■ **Collected material**
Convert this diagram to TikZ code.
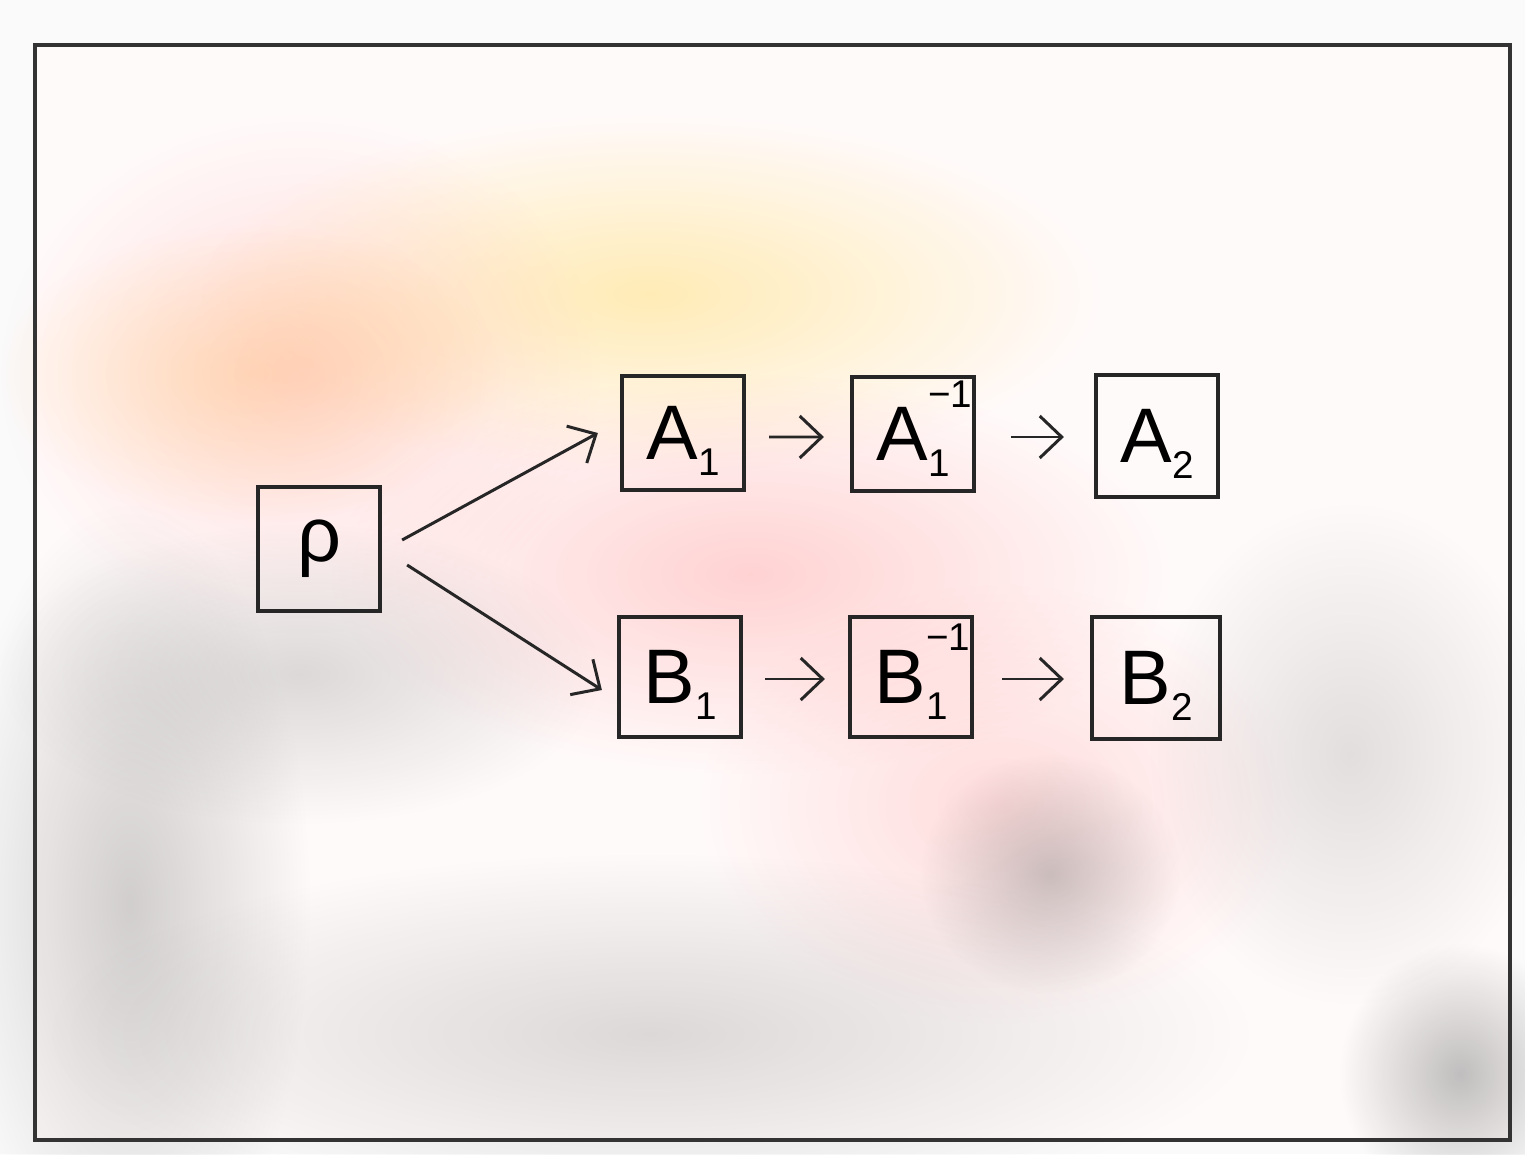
\documentclass[tikz,border=0pt]{standalone}
\usepackage{fontspec}
\setmainfont{Liberation Sans}
\usetikzlibrary{arrows.meta,fadings}
\tikzfading[name=softfade, inner color=transparent!10, outer color=transparent!100]
\newcommand\mysub[1]{\smash{\raisebox{-0.4ex}{\fontsize{11}{12}\selectfont #1}}}
\newcommand\mysup[1]{\rlap{\smash{\raisebox{1.3ex}{\fontsize{11}{12}\selectfont #1}}}}
\tikzset{
  box/.style={draw=black!85, line width=1.2pt, minimum width=1.22cm, minimum height=1.14cm, inner sep=0pt, font=\fontsize{22}{26}\selectfont},
  arr/.style={draw=black!85, line width=0.85pt, -{Straight Barb[length=2.2mm,width=4.2mm,line width=0.85pt]}},
  blob/.style={path fading=softfade, draw=none}
}
\begin{document}
\begin{tikzpicture}
\useasboundingbox (0,0) rectangle (15.25,11.54);
\fill[white!96!gray] (0,0) rectangle (15.25,11.54);
\fill[white!98!red] (0.35,0.14) rectangle (15.10,11.09);
% soft pencil colouring
\fill[blob, fill=orange!45!yellow, fill opacity=0.3] (6.5,8.6) ellipse (4.5cm and 1.8cm);
\fill[blob, fill=orange!60!yellow, fill opacity=0.25] (2.5,7.8) ellipse (2.5cm and 1.5cm);
\fill[blob, fill=red!40, fill opacity=0.35] (3.0,7.8) ellipse (3.0cm and 2.6cm);
\fill[blob, fill=red!40, fill opacity=0.45] (7.5,5.8) ellipse (4.2cm and 2.0cm);
\fill[blob, fill=red!40, fill opacity=0.35] (10.0,3.5) ellipse (3.0cm and 2.2cm);
\fill[blob, fill=gray, fill opacity=0.4] (1.3,2.5) ellipse (1.8cm and 4.0cm);
\fill[blob, fill=gray, fill opacity=0.3] (6.5,1.2) ellipse (6.0cm and 1.8cm);
\fill[blob, fill=gray, fill opacity=0.45] (10.5,2.8) ellipse (1.3cm and 1.2cm);
\fill[blob, fill=gray, fill opacity=0.55] (14.6,0.8) ellipse (1.2cm and 1.3cm);
\fill[blob, fill=gray, fill opacity=0.25] (13.5,4.0) ellipse (2.0cm and 2.5cm);
\fill[blob, fill=gray, fill opacity=0.3] (3.0,4.8) ellipse (3.0cm and 1.5cm);
% frame
\draw[black!80, line width=0.9pt] (0.35,0.14) rectangle (15.10,11.09);
% nodes
\node[box, minimum height=1.24cm] (rho) at (3.19,6.05) {ρ};
\node[box] (A1)  at (6.83,7.21) {A\mysub{1}};
\node[box] (A1i) at (9.13,7.20) {A\mysup{−1}\mysub{1}};
\node[box, minimum height=1.22cm] (A2) at (11.57,7.18) {A\mysub{2}};
\node[box, minimum height=1.2cm] (B1)  at (6.80,4.77) {B\mysub{1}};
\node[box, minimum height=1.2cm] (B1i) at (9.11,4.77) {B\mysup{−1}\mysub{1}};
\node[box, minimum height=1.22cm, minimum width=1.28cm] (B2) at (11.56,4.76) {B\mysub{2}};
% connectors
\draw[arr] ([shift={(0.2,0.09)}]rho.east) -- ([shift={(-0.22,0)}]A1.west);
\draw[arr] ([shift={(0.25,-0.16)}]rho.east) -- ([shift={(-0.15,-0.13)}]B1.west);
\draw[arr, shorten <=0.23cm, shorten >=0.26cm] ([yshift=-0.04cm]A1.east) -- ([yshift=-0.03cm]A1i.west);
\draw[arr, shorten <=0.35cm, shorten >=0.3cm] ([yshift=-0.03cm]A1i.east) -- ([yshift=-0.01cm]A2.west);
\draw[arr, shorten <=0.22cm, shorten >=0.23cm] ([yshift=-0.02cm]B1.east) -- ([yshift=-0.02cm]B1i.west);
\draw[arr, shorten <=0.28cm, shorten >=0.26cm] ([yshift=-0.02cm]B1i.east) -- ([yshift=-0.01cm]B2.west);
\end{tikzpicture}
\end{document}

■ **Task prompt**
Copy the material shown above in full and exactly. Skip the pictures.

■ **The response**
Convert this diagram to TikZ code.
\documentclass[tikz,border=0pt]{standalone}
\usepackage{fontspec}
\setmainfont{Liberation Sans}
\usetikzlibrary{arrows.meta,fadings}
\tikzfading[name=softfade, inner color=transparent!10, outer color=transparent!100]
\newcommand\mysub[1]{\smash{\raisebox{-0.4ex}{\fontsize{11}{12}\selectfont #1}}}
\newcommand\mysup[1]{\rlap{\smash{\raisebox{1.3ex}{\fontsize{11}{12}\selectfont #1}}}}
\tikzset{
  box/.style={draw=black!85, line width=1.2pt, minimum width=1.22cm, minimum height=1.14cm, inner sep=0pt, font=\fontsize{22}{26}\selectfont},
  arr/.style={draw=black!85, line width=0.85pt, -{Straight Barb[length=2.2mm,width=4.2mm,line width=0.85pt]}},
  blob/.style={path fading=softfade, draw=none}
}
\begin{document}
\begin{tikzpicture}
\useasboundingbox (0,0) rectangle (15.25,11.54);
\fill[white!96!gray] (0,0) rectangle (15.25,11.54);
\fill[white!98!red] (0.35,0.14) rectangle (15.10,11.09);
% soft pencil colouring
\fill[blob, fill=orange!45!yellow, fill opacity=0.3] (6.5,8.6) ellipse (4.5cm and 1.8cm);
\fill[blob, fill=orange!60!yellow, fill opacity=0.25] (2.5,7.8) ellipse (2.5cm and 1.5cm);
\fill[blob, fill=red!40, fill opacity=0.35] (3.0,7.8) ellipse (3.0cm and 2.6cm);
\fill[blob, fill=red!40, fill opacity=0.45] (7.5,5.8) ellipse (4.2cm and 2.0cm);
\fill[blob, fill=red!40, fill opacity=0.35] (10.0,3.5) ellipse (3.0cm and 2.2cm);
\fill[blob, fill=gray, fill opacity=0.4] (1.3,2.5) ellipse (1.8cm and 4.0cm);
\fill[blob, fill=gray, fill opacity=0.3] (6.5,1.2) ellipse (6.0cm and 1.8cm);
\fill[blob, fill=gray, fill opacity=0.45] (10.5,2.8) ellipse (1.3cm and 1.2cm);
\fill[blob, fill=gray, fill opacity=0.55] (14.6,0.8) ellipse (1.2cm and 1.3cm);
\fill[blob, fill=gray, fill opacity=0.25] (13.5,4.0) ellipse (2.0cm and 2.5cm);
\fill[blob, fill=gray, fill opacity=0.3] (3.0,4.8) ellipse (3.0cm and 1.5cm);
% frame
\draw[black!80, line width=0.9pt] (0.35,0.14) rectangle (15.10,11.09);
% nodes
\node[box, minimum height=1.24cm] (rho) at (3.19,6.05) {ρ};
\node[box] (A1)  at (6.83,7.21) {A\mysub{1}};
\node[box] (A1i) at (9.13,7.20) {A\mysup{−1}\mysub{1}};
\node[box, minimum height=1.22cm] (A2) at (11.57,7.18) {A\mysub{2}};
\node[box, minimum height=1.2cm] (B1)  at (6.80,4.77) {B\mysub{1}};
\node[box, minimum height=1.2cm] (B1i) at (9.11,4.77) {B\mysup{−1}\mysub{1}};
\node[box, minimum height=1.22cm, minimum width=1.28cm] (B2) at (11.56,4.76) {B\mysub{2}};
% connectors
\draw[arr] ([shift={(0.2,0.09)}]rho.east) -- ([shift={(-0.22,0)}]A1.west);
\draw[arr] ([shift={(0.25,-0.16)}]rho.east) -- ([shift={(-0.15,-0.13)}]B1.west);
\draw[arr, shorten <=0.23cm, shorten >=0.26cm] ([yshift=-0.04cm]A1.east) -- ([yshift=-0.03cm]A1i.west);
\draw[arr, shorten <=0.35cm, shorten >=0.3cm] ([yshift=-0.03cm]A1i.east) -- ([yshift=-0.01cm]A2.west);
\draw[arr, shorten <=0.22cm, shorten >=0.23cm] ([yshift=-0.02cm]B1.east) -- ([yshift=-0.02cm]B1i.west);
\draw[arr, shorten <=0.28cm, shorten >=0.26cm] ([yshift=-0.02cm]B1i.east) -- ([yshift=-0.01cm]B2.west);
\end{tikzpicture}
\end{document}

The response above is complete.